October 10, 2017 by Douglas McLennan Leave a Comment

This Week’s Insights: Tapping in to fan culture… How streaming has revolutionized what makes the pop charts… TV’s new season lands with an ratings thud… A Scottish theatre’s unlikely(?) compelling audience formula… Video games and the global culture.

  1. Fans Are The Most Valuable Audience: Duh. Of course. We all love people who love us. But what about fans who love somebody else? Fans are a kind of super-audience, and they can be obsessive in supporting the things (or artists) they love. And here’s the thing – being a fan is a skill, a character trait, a way of relating to art and artists. And its’ transferable. More adventurous audience cultivators know that injecting yourself into a fan base can be a good strategy. Take Opera North, in the UK: “Opera North is great at delivering obscure fan references, classical music in-jokes and offering a creative approach to backstage insight. In recent years its online and offline communications have captured the spirit of life behind the curtain.”
  2. There’s Been A Revolutionary Change In The Pop Music Charts: The kinds of music topping the charts are different, of course. Pop music has always evolved with the popular taste. But today’s charts have taken a major turn, and the culprit is streaming. An on-demand culture, with music primarily listening through earbuds, is changing the ways we relate to music. One odd result? Women pop artists have been largely shut out of the charts in the past year. So why? This Atlantic piece offers some ideas.
  3. More Confirmation Of Broadcast TV’s Decline: The beginning of the fall TV season has delivered some really bad news to broadcast networks. Audiences are down. Way down. How is it possible in the era critics label a Golden Age for quality television, that audiences aren’t flocking to the good new shows (or at least checking them out)? Maybe the TV market is finally too saturated. Maybe cord-cutting is taking its toll. Or maybe fragmented attention is finally engulfing TV the way it has every other art form.
  4. Full Service Theatre (Includes Alcohol, Food And Friends): The most popular theatre in Glasgow isn’t just theatre – it’s a full-bore experience. Òran Mór is an unlikely lunchtime theatre experience launched in 2004. “Nobody could have predicted its popularity back then, but today is typical. They line up like this six days a week for 40 plays a year (plus summer and winter pantomimes), almost all of them new with just a handful of classical adaptations. The tally to date is in excess of 400, making A Play, a Pie and a Pint a bedrock of the Scottish theatre industry.”

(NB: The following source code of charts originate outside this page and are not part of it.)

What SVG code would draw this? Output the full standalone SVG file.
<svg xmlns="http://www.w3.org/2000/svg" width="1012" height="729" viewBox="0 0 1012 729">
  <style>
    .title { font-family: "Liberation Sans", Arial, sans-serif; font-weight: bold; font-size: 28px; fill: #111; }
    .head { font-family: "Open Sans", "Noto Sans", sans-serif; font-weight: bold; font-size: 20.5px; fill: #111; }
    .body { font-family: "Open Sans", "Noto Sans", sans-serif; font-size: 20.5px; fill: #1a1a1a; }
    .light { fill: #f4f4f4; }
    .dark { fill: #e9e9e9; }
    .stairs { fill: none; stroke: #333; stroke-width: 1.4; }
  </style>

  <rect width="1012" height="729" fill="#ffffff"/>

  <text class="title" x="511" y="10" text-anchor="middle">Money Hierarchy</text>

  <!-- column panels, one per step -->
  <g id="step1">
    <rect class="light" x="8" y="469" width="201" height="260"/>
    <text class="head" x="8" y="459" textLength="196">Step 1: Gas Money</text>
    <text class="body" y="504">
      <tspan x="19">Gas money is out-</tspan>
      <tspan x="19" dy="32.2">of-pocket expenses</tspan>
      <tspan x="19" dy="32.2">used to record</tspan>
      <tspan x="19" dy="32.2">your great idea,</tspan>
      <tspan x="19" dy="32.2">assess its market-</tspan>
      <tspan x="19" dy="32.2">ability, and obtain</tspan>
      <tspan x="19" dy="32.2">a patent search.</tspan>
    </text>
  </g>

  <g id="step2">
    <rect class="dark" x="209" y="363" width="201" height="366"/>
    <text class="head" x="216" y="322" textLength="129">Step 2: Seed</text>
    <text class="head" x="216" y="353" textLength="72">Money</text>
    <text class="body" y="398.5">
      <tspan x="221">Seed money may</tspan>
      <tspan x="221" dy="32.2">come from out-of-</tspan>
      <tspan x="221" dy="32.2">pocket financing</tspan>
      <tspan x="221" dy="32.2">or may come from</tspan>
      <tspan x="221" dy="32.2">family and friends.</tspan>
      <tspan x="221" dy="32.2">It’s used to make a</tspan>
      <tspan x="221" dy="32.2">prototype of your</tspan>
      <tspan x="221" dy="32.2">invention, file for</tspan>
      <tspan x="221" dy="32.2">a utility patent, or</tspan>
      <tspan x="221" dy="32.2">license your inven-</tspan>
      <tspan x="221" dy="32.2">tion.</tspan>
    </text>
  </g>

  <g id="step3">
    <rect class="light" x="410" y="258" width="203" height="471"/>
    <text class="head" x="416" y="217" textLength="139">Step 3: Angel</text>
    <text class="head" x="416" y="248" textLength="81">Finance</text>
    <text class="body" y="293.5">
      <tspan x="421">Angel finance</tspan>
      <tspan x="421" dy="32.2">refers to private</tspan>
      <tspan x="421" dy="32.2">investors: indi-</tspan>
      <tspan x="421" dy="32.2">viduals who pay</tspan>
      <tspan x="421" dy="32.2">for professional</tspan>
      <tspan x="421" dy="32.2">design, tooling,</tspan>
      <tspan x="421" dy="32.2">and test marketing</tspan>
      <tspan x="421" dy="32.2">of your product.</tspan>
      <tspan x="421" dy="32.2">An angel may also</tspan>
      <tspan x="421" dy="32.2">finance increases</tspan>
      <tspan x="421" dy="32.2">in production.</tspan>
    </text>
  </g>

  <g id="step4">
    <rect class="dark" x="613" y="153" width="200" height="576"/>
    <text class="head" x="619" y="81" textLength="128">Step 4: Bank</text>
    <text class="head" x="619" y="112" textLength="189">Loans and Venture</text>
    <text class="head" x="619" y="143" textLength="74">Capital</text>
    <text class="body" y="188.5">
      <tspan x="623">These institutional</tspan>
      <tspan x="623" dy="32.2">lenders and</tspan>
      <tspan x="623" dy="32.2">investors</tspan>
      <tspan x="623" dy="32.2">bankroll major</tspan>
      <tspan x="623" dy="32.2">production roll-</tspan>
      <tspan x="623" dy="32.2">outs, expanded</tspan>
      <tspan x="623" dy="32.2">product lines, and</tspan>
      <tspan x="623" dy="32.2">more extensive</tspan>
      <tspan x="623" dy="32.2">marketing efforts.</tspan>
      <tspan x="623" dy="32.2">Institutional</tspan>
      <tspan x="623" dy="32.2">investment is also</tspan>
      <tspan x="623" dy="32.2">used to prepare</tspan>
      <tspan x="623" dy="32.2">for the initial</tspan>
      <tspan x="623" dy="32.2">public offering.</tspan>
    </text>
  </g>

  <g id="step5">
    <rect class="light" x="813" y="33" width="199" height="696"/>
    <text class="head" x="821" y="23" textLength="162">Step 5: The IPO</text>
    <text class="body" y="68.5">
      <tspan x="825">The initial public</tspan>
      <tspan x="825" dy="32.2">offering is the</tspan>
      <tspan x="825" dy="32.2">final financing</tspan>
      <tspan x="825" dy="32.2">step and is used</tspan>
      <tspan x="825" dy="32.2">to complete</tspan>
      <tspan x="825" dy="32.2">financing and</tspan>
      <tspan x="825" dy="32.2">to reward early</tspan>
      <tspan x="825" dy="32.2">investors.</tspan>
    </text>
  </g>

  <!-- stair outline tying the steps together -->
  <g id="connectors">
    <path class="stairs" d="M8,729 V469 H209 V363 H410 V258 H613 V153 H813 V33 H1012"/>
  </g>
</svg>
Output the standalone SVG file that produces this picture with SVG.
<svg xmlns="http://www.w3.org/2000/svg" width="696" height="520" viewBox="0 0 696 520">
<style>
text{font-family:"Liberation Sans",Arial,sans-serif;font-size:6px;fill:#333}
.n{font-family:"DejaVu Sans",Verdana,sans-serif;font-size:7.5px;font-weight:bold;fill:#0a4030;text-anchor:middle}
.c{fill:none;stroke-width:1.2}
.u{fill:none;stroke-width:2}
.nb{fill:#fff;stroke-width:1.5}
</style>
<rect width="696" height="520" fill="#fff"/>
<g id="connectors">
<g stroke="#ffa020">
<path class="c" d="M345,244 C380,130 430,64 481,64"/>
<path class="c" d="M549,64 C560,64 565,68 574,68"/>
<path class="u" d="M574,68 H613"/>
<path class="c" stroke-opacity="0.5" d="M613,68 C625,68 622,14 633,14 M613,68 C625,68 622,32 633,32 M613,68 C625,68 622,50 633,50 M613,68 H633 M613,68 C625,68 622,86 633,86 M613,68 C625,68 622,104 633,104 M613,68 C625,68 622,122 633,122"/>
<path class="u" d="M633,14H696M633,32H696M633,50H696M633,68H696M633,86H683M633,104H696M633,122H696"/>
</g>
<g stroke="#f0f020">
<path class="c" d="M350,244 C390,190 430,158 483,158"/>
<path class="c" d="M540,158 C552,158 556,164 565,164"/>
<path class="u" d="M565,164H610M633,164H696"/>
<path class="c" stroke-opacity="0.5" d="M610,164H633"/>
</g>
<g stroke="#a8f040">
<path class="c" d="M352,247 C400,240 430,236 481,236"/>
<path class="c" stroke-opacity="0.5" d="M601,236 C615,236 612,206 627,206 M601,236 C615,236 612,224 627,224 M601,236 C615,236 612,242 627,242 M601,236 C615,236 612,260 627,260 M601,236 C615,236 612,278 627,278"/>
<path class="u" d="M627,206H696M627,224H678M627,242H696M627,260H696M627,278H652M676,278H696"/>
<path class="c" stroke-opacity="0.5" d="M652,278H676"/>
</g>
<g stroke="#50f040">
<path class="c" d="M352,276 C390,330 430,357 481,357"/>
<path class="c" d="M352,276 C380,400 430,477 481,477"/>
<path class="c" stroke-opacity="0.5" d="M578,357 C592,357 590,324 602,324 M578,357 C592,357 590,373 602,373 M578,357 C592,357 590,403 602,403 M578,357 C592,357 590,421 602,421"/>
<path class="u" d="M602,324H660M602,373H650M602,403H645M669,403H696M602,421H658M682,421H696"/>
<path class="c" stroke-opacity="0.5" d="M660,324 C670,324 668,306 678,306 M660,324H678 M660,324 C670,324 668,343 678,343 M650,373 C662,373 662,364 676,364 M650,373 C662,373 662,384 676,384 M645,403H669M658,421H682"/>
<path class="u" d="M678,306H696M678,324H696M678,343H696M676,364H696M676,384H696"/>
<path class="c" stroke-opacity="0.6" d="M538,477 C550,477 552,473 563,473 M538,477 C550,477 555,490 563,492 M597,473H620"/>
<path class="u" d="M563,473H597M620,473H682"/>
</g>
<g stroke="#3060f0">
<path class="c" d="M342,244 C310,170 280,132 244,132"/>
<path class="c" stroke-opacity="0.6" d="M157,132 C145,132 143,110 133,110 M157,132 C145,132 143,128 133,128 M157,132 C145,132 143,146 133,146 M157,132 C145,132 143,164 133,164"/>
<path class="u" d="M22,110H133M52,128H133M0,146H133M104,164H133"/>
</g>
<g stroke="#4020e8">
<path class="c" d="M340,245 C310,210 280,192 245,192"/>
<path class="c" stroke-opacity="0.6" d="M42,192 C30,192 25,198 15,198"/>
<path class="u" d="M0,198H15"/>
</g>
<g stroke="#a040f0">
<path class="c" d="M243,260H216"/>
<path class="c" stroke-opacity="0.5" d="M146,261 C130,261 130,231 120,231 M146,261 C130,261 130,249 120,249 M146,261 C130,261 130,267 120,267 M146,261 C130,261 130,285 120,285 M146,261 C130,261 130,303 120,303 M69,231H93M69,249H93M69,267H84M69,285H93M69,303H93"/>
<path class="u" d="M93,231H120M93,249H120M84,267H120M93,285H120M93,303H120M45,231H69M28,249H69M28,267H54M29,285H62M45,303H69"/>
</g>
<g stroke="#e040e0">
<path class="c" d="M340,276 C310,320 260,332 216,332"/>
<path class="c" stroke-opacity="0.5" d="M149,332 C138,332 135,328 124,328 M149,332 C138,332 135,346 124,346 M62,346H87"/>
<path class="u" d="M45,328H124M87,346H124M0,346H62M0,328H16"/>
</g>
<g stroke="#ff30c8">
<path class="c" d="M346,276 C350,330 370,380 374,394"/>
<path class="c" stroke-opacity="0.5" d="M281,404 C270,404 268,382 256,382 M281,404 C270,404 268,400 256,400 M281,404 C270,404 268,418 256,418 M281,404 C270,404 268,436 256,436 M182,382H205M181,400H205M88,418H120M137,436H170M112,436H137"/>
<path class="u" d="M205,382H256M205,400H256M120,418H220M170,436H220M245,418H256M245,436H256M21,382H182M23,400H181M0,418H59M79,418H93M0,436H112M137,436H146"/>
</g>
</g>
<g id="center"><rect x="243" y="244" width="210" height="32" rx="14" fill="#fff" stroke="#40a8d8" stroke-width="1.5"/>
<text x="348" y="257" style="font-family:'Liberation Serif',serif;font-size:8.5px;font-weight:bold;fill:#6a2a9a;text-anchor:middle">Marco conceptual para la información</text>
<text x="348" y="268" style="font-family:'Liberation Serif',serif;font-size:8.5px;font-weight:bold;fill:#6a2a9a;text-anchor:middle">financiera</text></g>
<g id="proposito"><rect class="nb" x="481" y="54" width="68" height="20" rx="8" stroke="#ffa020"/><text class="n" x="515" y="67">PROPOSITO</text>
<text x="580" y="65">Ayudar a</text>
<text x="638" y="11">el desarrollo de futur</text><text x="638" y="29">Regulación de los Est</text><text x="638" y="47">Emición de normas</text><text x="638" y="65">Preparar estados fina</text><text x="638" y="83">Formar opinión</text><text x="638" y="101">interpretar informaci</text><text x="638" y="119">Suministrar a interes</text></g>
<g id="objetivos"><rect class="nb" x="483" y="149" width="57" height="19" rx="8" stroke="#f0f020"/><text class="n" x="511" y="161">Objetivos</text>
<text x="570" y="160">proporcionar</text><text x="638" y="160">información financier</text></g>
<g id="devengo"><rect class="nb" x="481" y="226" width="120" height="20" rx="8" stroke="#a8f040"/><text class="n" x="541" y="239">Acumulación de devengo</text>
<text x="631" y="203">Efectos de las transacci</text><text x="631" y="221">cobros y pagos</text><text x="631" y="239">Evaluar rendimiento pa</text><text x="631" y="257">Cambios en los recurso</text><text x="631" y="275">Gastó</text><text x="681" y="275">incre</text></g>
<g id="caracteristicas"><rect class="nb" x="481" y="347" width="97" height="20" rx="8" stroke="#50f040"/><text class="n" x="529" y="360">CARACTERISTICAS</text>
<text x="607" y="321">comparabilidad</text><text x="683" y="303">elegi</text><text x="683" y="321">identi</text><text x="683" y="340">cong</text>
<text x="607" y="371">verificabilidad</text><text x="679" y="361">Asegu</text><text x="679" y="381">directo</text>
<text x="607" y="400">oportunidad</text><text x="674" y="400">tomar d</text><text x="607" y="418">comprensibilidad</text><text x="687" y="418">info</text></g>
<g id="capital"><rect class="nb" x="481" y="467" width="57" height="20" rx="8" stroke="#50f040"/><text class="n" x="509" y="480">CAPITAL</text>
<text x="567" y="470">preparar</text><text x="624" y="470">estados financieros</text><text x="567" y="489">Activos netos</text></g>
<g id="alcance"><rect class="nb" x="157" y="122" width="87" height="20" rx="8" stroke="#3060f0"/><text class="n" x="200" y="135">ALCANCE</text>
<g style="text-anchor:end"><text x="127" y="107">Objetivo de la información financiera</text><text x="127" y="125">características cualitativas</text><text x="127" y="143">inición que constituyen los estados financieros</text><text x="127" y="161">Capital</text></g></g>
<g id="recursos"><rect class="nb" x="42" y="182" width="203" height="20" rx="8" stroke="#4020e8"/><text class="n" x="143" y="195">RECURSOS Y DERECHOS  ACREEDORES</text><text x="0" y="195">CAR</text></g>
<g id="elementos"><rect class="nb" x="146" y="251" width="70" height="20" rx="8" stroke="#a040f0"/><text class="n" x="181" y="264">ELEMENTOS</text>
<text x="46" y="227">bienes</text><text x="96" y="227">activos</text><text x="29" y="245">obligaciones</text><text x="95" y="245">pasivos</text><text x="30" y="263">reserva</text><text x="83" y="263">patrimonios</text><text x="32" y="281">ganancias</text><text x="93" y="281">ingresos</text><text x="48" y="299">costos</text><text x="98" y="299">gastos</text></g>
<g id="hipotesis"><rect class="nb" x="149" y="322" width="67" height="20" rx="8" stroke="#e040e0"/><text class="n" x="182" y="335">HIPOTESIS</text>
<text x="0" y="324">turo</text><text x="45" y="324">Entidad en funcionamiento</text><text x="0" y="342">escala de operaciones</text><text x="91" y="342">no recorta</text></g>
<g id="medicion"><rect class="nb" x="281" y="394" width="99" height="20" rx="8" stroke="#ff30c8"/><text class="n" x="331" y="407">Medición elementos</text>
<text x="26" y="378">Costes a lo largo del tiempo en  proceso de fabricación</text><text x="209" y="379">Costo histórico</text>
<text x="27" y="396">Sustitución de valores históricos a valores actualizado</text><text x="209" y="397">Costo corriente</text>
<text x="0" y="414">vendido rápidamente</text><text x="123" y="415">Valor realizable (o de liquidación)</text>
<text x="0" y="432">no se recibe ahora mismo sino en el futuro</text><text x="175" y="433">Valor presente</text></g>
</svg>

  5. The Latest Manifestation of Culture As A Global Market: It’s been a long time since the primary market for music and movies was the United States. Movies, for example, make so much of their money in other countries that the movies Hollywood makes are increasingly driven by global appetites. The result: a string of blockbuster superhero movies that are easily translatable. Now video games. “The size and spectacle of the international gaming shows underline how the video game industry is less and less American-centric. The global games market is $105 billion, according to SuperData Research. Asia dominates with a 47 percent share, according to the video game researcher Newzoo, while North America makes up 25 percent and Latin America s 4 percent. Latin America, however, is growing the most quickly, according to Newzoo.”